Дмитрий Сергееевич Мережковский

Каторгу принял он с покорностью. И сам не жаловался, и не любил, когда другие жалели его. Он старался возвысить и облагородить свои воспоминания о каторге так же, как о детстве, видел в ней суровый, но спасительный урок судьбы, без которого не было ему выхода на новые пути жизни. «Я не ропщу, – пишет он брату из Сибири, – это мой крест, и я его заслужил». Но если он в самом деле не роптал, то не следует забывать, чего ему стоила эта покорность.

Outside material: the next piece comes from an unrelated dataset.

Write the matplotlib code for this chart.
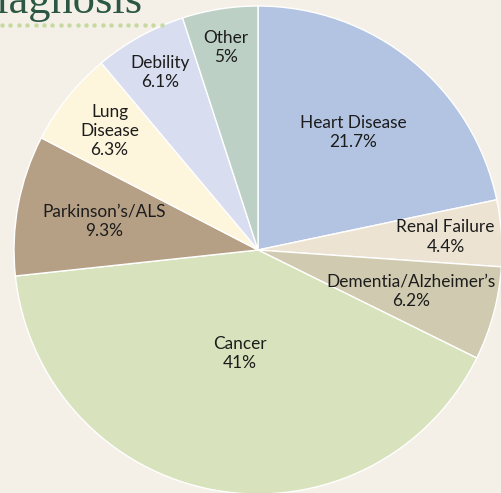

«Я почти в отчаянии. Трудно передать, сколько я выстрадал». – «Те четыре года считаю я за время, в которое я был похоронен живой и закрыт в гробу. Что за ужасное было это время, не в силах я рассказать тебе, друг мой. Это было страдание невыразимое, бесконечное, потому что всякий час, всякая минута тяготела как камень у меня на душе. Во все четыре года не было мгновения, в которое бы я не чувствовал, что я в каторге. Но что рассказывать! Даже если бы я написал к тебе 100 листов, то и тогда ты не имел бы понятия о тогдашней жизни моей. Это нужно, по крайней мере, видеть самому, я уже не говорю испытать».

Итак, если вообще утешать себя мыслью о пользе каторги для Достоевского, то, конечно, не в прямом житейском, как он, однако, сам любил это делать, а лишь в сверхжизненном значении этой пользы. Не встречаемся ли мы и здесь опять с теми таинственными силами, которые как будто невидимо бодрствуют над всеми земными судьбами Достоевского и ведут его к особой цели? В этом смысле каторга, действительно, была одним из ударов, на которые он сам иногда как будто напрашивался, которые раздавили бы и уничтожили всякого другого на его месте, а ему нужны были, во всяком случае, нужнее, чем, например, столь же сверхжизненное, роковое счастие Л. Толстого, – потому что удары эти выковывали Достоевскому душу, необходимую, чтобы создать то, что он создал:

Так тяжкий млат,Дробя стекло, кует булат.

Все, о чем Л. Толстой мечтал, к чему стремился и что, может быть, иногда в его созерцании было глубоким, но, только что переходило в действие, становилось похожим на забаву – лишение собственности, труд телесный, слияние с народом – все это пришлось Достоевскому испытать на деле, и притом с такою подавляющей суровостью, с какой это только возможно.

Арестантский полушубок и кандалы были для него отнюдь не отвлеченным символом, а действительным знаком гражданской смерти и отвержения от общества. Сколько бы Л. Толстой ни рубил деревьев для бедных поселян, сколько бы ни пахал землю в поте лица, это все-таки менее труд, чем охота, аскетическое упражнение и гимнастика. Сущность труда, все равно физического или умственного, заключается в сознании не только нравственной, но и телесной необходимости, в действительной опасности, в действительном страхе, унижении и беспомощности нужды: если не заработаю, то через день, через месяц или год останусь без куска хлеба. Это кажется общеизвестным, но на самом деле вовсе не так легко понятно, в последней жизненной глубине своей, для людей с таким воспитанием и прошлым, как Л. Толстой. Подобно тому, как человек, никогда не испытавший известной физической боли, не может иметь представления о ней, сколько бы ни старался вообразить ее, как тот, кто никогда не испытал нужды, не может ее понять, сколько бы ни думал и ни рассуждал о ней.